Review: ’71
Over the past few years, Jack O’Connell has proved himself one of Britain’s most unnerving screen presences. From a teenage thug-in-the-making in Shane Meadows’ This Is England, to the banal face of preening, petrifying evil in hoodie horror Eden Lake, to an institutionalised killer in prison drama Starred Up, he’s cornered the market in sneering psychopaths.
Yann Demange’s debut, a pulse-quickening survival thriller, marks a breakthrough for both actor and director. Frankly, it’s a relief to see something where O’Connell’s not the main agent of mischief, although he still manages to kick up sparks while the pyrotechnics explode around him.

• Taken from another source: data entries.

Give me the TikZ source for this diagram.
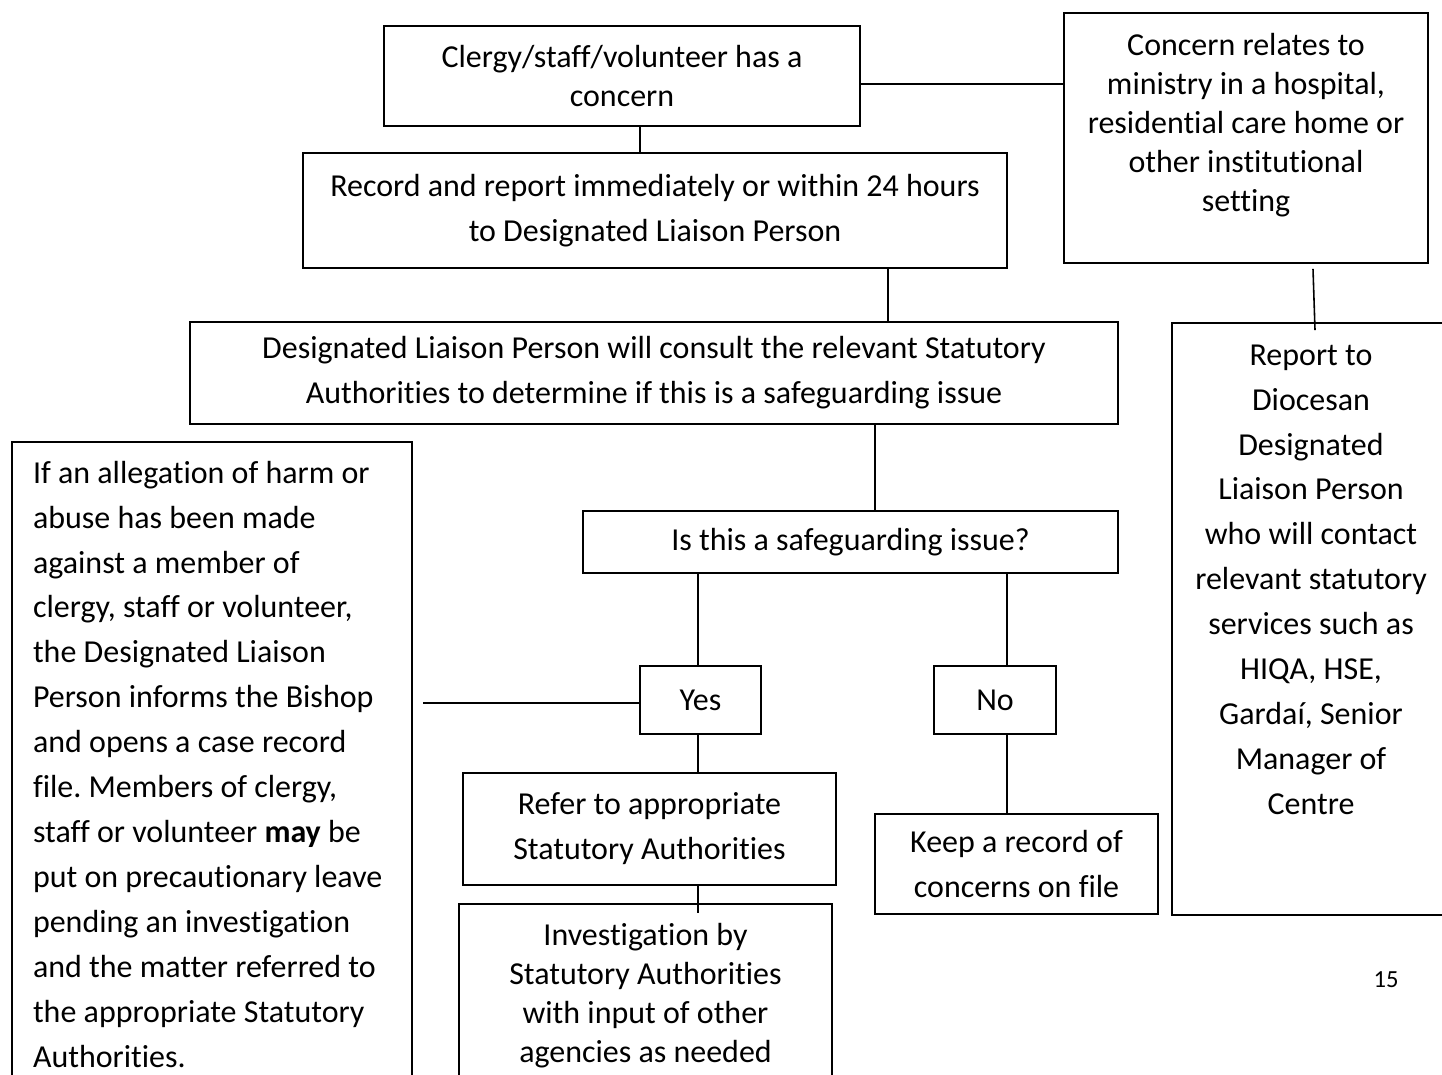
\documentclass[tikz,border=0pt]{standalone}
\usepackage{fontspec}
\setmainfont[Ligatures=NoCommon]{Carlito}
\frenchspacing

\begin{document}
\begin{tikzpicture}[x=0.02cm, y=-0.02cm,
box/.style={draw, line width=1.1pt, inner sep=0pt, align=center,
font=\fontsize{18.2}{22.2}\selectfont},
wide/.style={font=\fontsize{18.2}{25.6}\selectfont}]

\useasboundingbox (0,0) rectangle (1442,1074);

\path
(622,76) node[box, minimum width=9.52cm, minimum height=2cm] (clergy)
{Clergy/staff/volunteer has a\\concern}
(655,210.5) node[box, wide, minimum width=14.08cm, minimum height=2.3cm] (record)
{Record and report immediately or within 24 hours\\to Designated Liaison Person}
(654,373) node[box, wide, minimum width=18.56cm, minimum height=2.04cm] (consult)
{Designated Liaison Person will consult the relevant Statutory\\Authorities
to determine if this is a safeguarding issue}
(1246,138) node[box] (concern)
{\parbox[c][5cm][t]{7.28cm}{\centering\vspace*{0.31cm}\strut Concern relates to\\
ministry in a hospital,\\residential care home or\\other institutional\\setting}}
(1311,619) node[box, wide] (report)
{\parbox[c][11.84cm][t]{5.56cm}{\centering\vspace*{0.21cm}\strut Report to\\
Diocesan\\Designated\\Liaison Person\\who will contact\\relevant statutory\\
services such as\\HIQA, HSE,\\Gardaí, Senior\\Manager of\\Centre}}
(212,766) node[box, wide, inner xsep=0.42cm] (allegation)
{\parbox[c][12.96cm][t]{7.16cm}{\raggedright\vspace*{0.19cm}\strut If an
allegation of harm or\\abuse has been made\\against a member of\\clergy, staff
or volunteer,\\the Designated Liaison\\Person informs the Bishop\\and opens a case
record\\file. Members of clergy,\\staff or volunteer \textbf{may} be\\put on
precautionary leave\\pending an investigation\\and the matter referred to\\the
appropriate Statutory\\Authorities.}}
(850.5,542) node[box, minimum width=10.7cm, minimum height=1.24cm] (issue)
{Is this a safeguarding issue?}
(700.5,700) node[box, minimum width=2.42cm, minimum height=1.36cm] (yes) {Yes}
(995,700) node[box, minimum width=2.44cm, minimum height=1.36cm] (no) {No}
(649.5,829) node[box, wide, minimum width=7.46cm, minimum height=2.24cm] (refer)
{Refer to appropriate\\Statutory Authorities}
(1016.5,864) node[box, wide, minimum width=5.66cm, minimum height=2cm] (keep)
{Keep a record of\\concerns on file}
(645.5,997) node[box] (investigation)
{\parbox[c][3.72cm][t]{7.46cm}{\centering\vspace*{0.29cm}\strut Investigation
by\\Statutory Authorities\\with input of other\\agencies as needed}}
(1386,980) node[font=\fontsize{14}{16}\selectfont] (page) {15}
;

\begin{scope}[line width=0.9pt]
\draw ([xshift=0.36cm]clergy.south) coordinate (c1) -- (c1 |- record.north);
\draw ([yshift=-0.16cm]clergy.east) coordinate (c2) -- (c2 -| concern.west);
\draw ([xshift=4.66cm]record.south) coordinate (c3) -- (c3 |- consult.north);
\draw ([xshift=4.42cm]consult.south) coordinate (c4) -- (c4 |- issue.north);
\draw ([xshift=-0.05cm]yes.north) coordinate (c10) -- (c10 |- issue.south);
\draw ([xshift=0.24cm]no.north) coordinate (c5) -- (c5 |- issue.south);
\draw ([xshift=0.24cm]no.south) coordinate (c6) -- (c6 |- keep.north);
\draw ([yshift=-0.06cm]yes.west) coordinate (c7) -- ([xshift=0.2cm]c7 -| allegation.east);
\draw ([xshift=-0.05cm]yes.south) coordinate (c11) -- (c11 |- refer.north);
\path (c11 |- refer.south) coordinate (c8) (c8 |- investigation.north) coordinate (c9);
\draw (c8) -- ([yshift=-0.2cm]c9);
\draw ([xshift=1.34cm, yshift=-0.1cm]concern.south) -- ([xshift=0.08cm, yshift=-0.16cm]report.north);
\end{scope}

\end{tikzpicture}
\end{document}
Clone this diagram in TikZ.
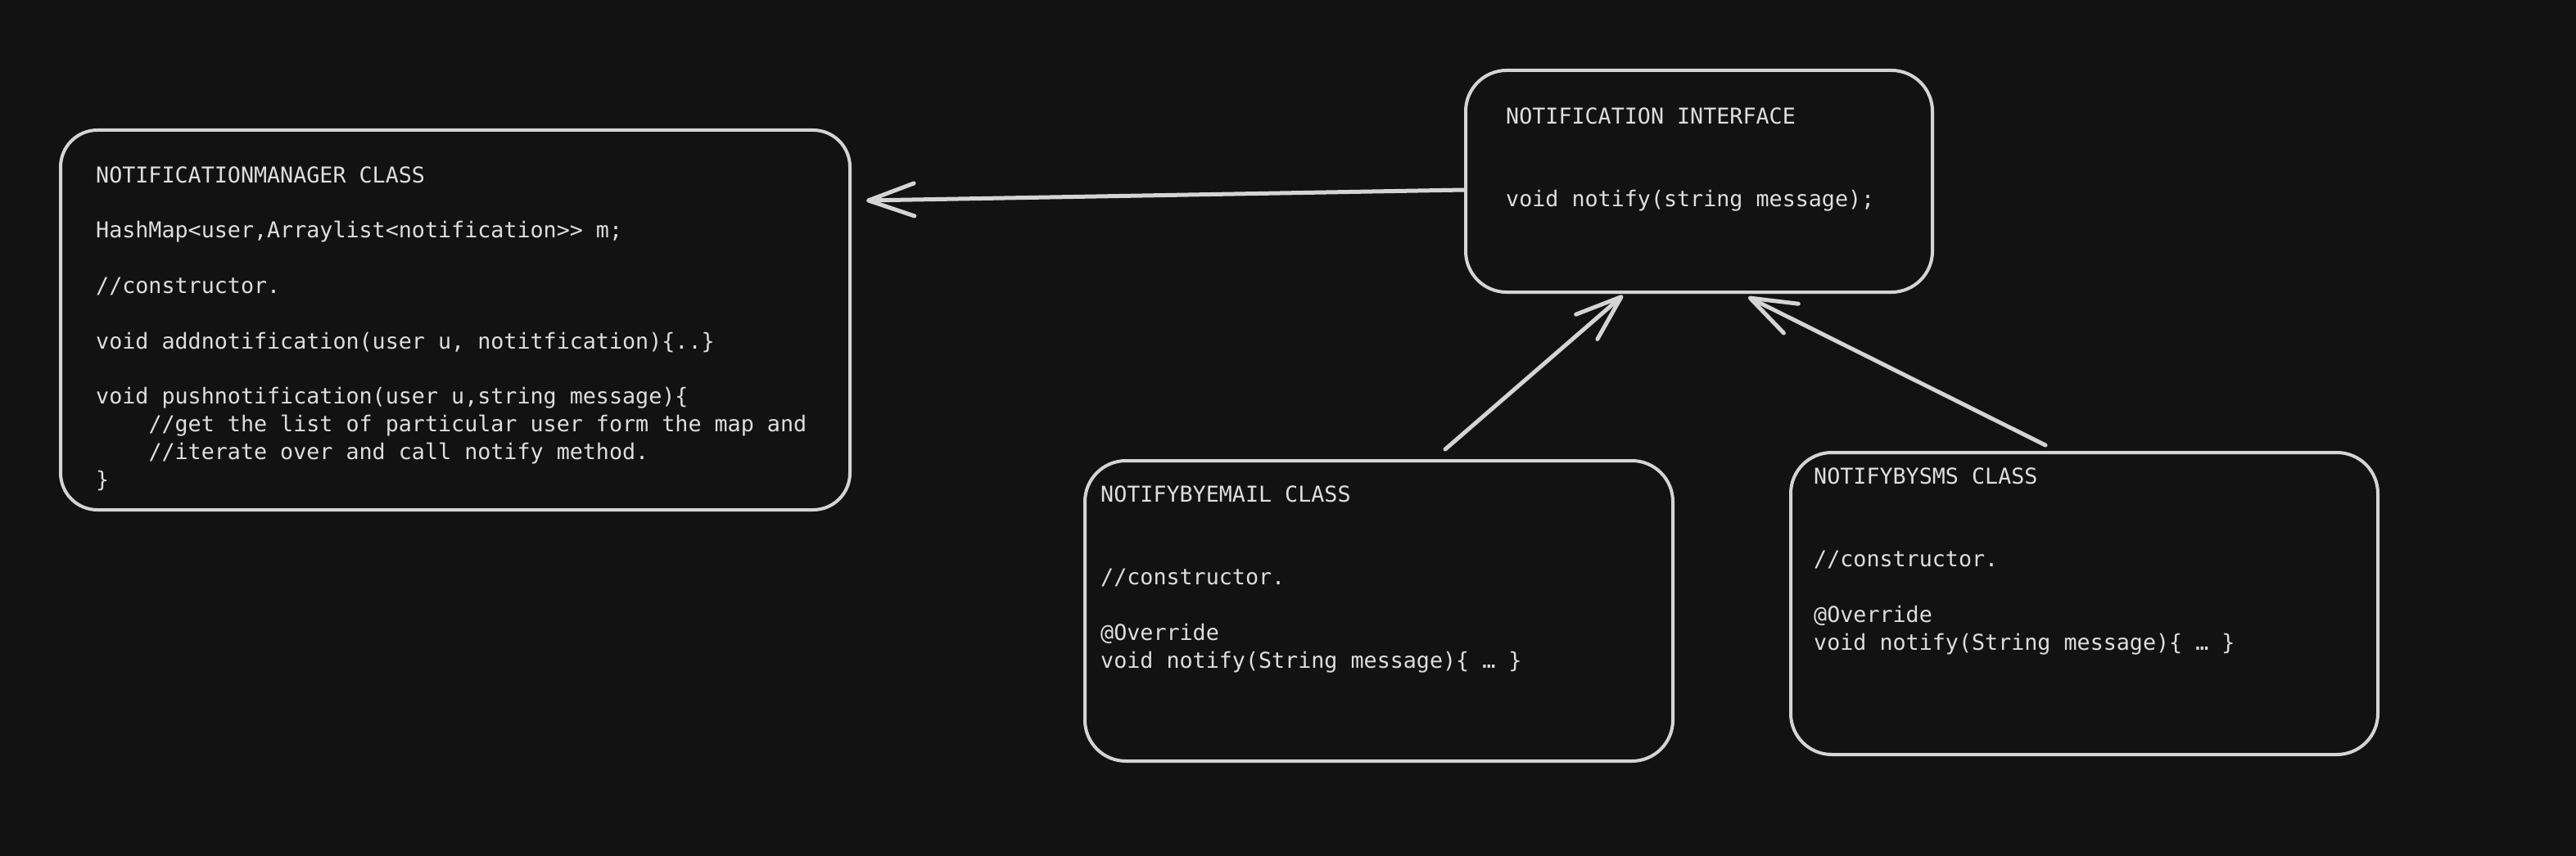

Set during the Northern Irish Troubles, ’71 plonks O’Connell’s British army recruit, alone and broken, in the middle of war-torn Belfast when a routine patrol goes horribly (but, you imagine, routinely) wrong. The in-fighting provides a turbulent backdrop to Gary’s plight, as he’s helped and hindered by Catholics and Protestants (including mini O’Connell-in-the-making Corey McKinley) trapped in a conflict he doesn’t even begin to comprehend. Viewers might feel the same, but whenever things get too muddled, reptilian military intelligence agent Sean Harris is on hand to remind us who the real bad guys are.
Reducing political debate to the mechanics of genre cinema could have been dangerous, but Gregory Burke’s script is sensitive to all sides even as it races to the next setpiece and Demange shows a real flair for sudden, surging action. As for O’Connell: keep your eyes on this guy. As if you could look away.